__Provided information__:
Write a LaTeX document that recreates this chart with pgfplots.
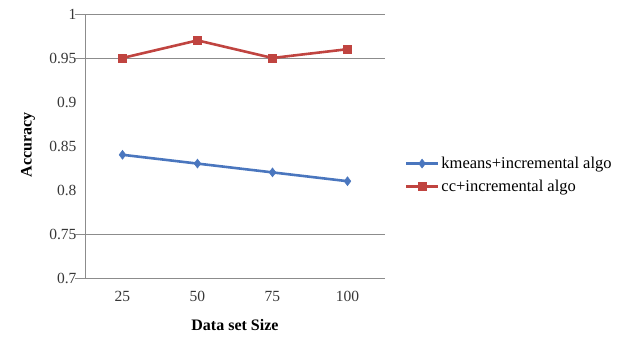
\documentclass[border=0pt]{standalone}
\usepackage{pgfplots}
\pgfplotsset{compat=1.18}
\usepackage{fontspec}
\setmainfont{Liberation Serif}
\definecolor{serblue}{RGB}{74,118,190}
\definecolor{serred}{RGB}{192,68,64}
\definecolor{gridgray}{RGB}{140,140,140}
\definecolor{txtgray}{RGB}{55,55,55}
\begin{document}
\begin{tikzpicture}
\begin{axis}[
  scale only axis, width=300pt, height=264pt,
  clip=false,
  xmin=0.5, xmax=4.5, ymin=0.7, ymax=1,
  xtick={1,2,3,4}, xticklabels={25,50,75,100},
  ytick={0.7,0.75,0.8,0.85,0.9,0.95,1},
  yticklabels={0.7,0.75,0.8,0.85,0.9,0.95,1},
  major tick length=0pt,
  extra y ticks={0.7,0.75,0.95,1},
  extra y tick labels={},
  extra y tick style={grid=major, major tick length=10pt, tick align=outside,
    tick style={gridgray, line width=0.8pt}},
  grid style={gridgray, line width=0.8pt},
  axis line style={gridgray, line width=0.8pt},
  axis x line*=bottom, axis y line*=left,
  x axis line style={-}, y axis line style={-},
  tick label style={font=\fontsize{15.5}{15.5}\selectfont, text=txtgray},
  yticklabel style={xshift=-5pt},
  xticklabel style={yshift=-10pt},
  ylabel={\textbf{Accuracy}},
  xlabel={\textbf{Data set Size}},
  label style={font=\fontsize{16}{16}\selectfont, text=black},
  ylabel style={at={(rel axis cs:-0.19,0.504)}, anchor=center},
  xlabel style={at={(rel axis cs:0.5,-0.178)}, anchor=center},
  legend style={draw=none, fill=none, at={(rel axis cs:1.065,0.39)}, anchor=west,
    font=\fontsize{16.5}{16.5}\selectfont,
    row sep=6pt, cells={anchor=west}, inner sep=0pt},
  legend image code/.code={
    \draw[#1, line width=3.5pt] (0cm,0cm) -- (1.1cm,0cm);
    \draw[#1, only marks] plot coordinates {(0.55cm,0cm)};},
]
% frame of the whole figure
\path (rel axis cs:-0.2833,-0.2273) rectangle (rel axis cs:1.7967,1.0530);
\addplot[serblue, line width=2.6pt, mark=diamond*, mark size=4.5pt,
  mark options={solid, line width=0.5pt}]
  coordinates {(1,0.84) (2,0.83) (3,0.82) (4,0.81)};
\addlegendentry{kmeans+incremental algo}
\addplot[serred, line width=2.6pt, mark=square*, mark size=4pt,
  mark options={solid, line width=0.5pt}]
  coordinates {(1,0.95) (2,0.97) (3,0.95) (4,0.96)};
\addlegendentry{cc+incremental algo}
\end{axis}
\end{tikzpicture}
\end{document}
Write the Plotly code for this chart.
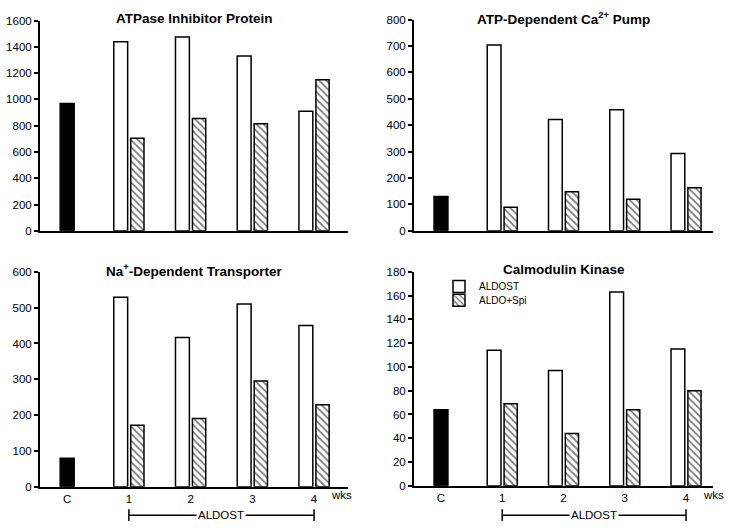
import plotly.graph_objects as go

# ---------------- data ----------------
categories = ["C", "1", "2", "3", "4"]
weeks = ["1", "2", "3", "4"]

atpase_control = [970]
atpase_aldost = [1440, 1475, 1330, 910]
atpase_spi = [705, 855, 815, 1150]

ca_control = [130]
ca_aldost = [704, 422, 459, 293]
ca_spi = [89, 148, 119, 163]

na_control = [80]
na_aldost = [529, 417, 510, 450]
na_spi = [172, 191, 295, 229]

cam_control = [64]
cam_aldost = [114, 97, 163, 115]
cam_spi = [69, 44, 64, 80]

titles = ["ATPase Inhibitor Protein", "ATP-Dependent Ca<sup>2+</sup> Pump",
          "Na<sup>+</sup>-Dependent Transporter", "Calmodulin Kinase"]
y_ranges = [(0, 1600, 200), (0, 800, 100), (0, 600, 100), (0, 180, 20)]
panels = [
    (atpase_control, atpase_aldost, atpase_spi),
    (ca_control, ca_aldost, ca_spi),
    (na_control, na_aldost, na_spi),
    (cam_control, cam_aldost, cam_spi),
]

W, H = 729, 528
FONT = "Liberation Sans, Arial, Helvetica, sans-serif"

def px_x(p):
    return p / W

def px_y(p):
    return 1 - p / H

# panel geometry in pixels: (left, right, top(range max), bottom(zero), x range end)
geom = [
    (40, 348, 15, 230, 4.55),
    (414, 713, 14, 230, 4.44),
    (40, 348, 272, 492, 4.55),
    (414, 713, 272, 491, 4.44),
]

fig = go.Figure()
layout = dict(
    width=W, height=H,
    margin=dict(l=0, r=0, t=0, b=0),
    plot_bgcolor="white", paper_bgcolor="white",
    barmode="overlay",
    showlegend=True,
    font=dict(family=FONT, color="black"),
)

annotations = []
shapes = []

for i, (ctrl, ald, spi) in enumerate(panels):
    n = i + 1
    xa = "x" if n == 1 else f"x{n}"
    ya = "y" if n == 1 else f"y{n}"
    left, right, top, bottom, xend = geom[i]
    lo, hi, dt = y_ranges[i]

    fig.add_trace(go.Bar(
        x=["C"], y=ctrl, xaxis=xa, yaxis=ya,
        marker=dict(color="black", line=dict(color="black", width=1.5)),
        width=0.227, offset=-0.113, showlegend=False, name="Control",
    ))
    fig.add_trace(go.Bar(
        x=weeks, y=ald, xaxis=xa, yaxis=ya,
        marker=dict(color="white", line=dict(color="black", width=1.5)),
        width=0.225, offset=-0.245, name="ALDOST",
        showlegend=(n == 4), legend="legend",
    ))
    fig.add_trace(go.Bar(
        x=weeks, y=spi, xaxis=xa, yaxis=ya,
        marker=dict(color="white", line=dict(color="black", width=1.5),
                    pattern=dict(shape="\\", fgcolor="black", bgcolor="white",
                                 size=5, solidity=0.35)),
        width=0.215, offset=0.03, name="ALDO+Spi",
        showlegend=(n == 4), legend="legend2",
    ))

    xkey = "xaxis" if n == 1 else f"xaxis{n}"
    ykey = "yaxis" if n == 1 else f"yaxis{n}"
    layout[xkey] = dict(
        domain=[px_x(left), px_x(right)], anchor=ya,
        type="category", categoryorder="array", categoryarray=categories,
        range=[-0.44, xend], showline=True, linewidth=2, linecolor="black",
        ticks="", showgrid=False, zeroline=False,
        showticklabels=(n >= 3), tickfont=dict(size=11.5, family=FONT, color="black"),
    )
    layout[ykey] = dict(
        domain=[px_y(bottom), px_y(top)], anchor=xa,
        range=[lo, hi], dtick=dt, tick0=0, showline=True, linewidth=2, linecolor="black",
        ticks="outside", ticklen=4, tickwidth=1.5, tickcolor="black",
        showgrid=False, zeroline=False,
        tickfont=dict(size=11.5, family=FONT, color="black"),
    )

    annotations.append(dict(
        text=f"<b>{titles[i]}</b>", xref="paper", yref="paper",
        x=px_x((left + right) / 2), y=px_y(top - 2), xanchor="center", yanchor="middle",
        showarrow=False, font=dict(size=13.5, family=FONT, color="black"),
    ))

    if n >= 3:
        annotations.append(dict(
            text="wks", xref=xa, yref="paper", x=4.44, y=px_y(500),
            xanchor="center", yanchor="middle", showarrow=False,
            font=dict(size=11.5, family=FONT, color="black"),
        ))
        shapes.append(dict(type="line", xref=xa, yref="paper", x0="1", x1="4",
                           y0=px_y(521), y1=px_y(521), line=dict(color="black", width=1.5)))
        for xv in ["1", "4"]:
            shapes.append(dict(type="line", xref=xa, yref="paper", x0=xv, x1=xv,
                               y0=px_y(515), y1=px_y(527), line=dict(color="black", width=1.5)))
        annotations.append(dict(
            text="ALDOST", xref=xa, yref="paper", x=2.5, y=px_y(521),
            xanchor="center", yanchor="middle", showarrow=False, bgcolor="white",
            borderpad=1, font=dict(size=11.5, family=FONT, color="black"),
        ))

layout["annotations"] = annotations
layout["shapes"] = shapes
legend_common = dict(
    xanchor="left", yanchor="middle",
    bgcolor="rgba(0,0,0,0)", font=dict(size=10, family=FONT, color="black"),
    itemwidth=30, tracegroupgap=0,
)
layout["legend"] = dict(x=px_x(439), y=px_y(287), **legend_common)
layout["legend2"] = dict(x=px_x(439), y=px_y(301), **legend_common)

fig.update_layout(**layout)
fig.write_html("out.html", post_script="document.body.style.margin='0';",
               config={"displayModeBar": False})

__Set exercise__: Write out, exactly and with nothing added, everything from the line with "Write the Plotly code for this chart." down to the line with "na_spi = [172, 191, 295, 229]", both included. Drop any pictures.

__Response for this exercise__:
Write the Plotly code for this chart.
import plotly.graph_objects as go

# ---------------- data ----------------
categories = ["C", "1", "2", "3", "4"]
weeks = ["1", "2", "3", "4"]

atpase_control = [970]
atpase_aldost = [1440, 1475, 1330, 910]
atpase_spi = [705, 855, 815, 1150]

ca_control = [130]
ca_aldost = [704, 422, 459, 293]
ca_spi = [89, 148, 119, 163]

na_control = [80]
na_aldost = [529, 417, 510, 450]
na_spi = [172, 191, 295, 229]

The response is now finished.